Speaking of stakes, they are never higher than they are as the film continues to ramp up toward the vote. Anyone that has taken a History class should know how this turns out but that doesn’t stop Spielberg from keeping you at the edge of your seat during this extended history lesson. Some knowledge of the Civil War and its complexities would help, I think, add to the enjoyment of the film…especially in its fairly dense first half.
Working again with longtime cinematographer Janusz Kaminski, Spielberg makes sure that each frame has exactly what he wants in it. That’s what I love so much about his work, he’s a smart enough filmmaker to deliver his movies precisely in the way he has envisioned them. When I see a Spielberg film I know that what I’m seeing on the screen is what Spielberg wants us to take in so I make a point to keep my eyes locked in at all times. Aided by another diverse score by John Williams that employs his usual sweeping fanfares and more music of the period, this really is a film that fires on all cylinders and impresses on many occasions.
With Lincoln, Spielberg has presented to audiences another piece of US history that we may think we know the whole story on but wind up benefitting from more information. It says something about his prowess as a director that he can steer us into stirring emotions regarding pieces of history we learned about in our youth. Earlier this year I lamented in my review of the decidedly glum Abraham Lincoln: Vampire Hunter that that film actually had Mary utter the ominous line “C’mon Abraham, we’ll be late for the theater!” While the eventual assassination of the president is dealt with in Spielberg’s Lincoln too, it’s handled in a respectful way as only this caring director knows how to do. By that point the film had me swept away with its power and I admit to fighting back a swell of tears for our fallen president…and I didn’t feel manipulated into doing so either.

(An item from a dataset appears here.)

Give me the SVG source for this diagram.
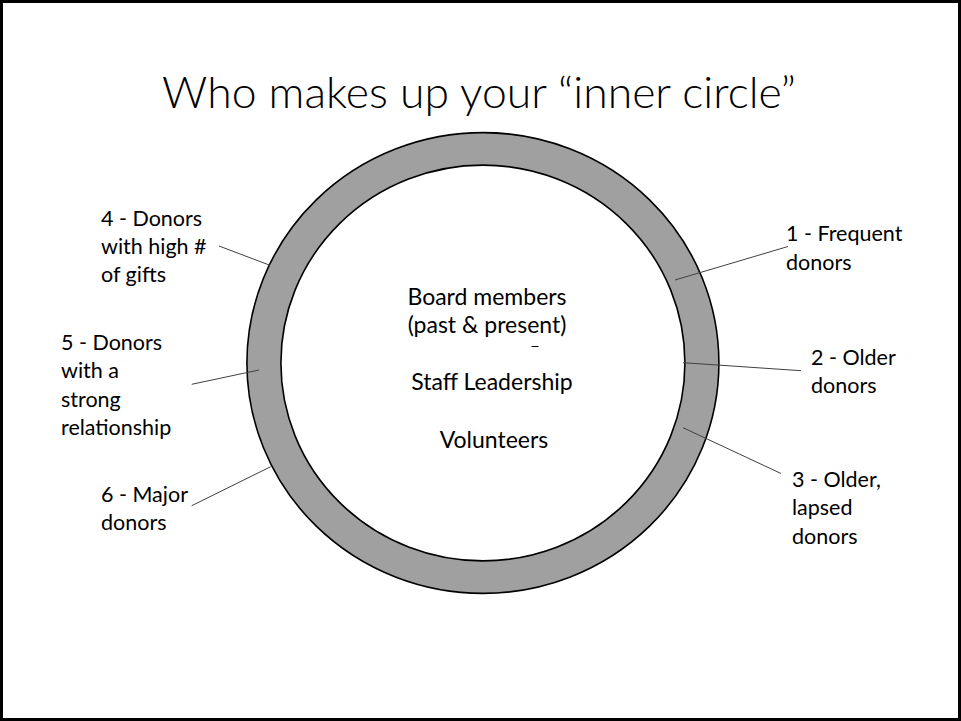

An epic that all involved should be proud of, Lincoln took the long road to get to the screen and the final product is a film worthy to be called one of the best of the year. Though it is occasionally dry and a bit speech heavy, the performance of Day-Lewis is one for the record books. An Oscar nominee without question, I wouldn’t be upset if Day-Lewis picked up his third Oscar for playing Abe…honestly.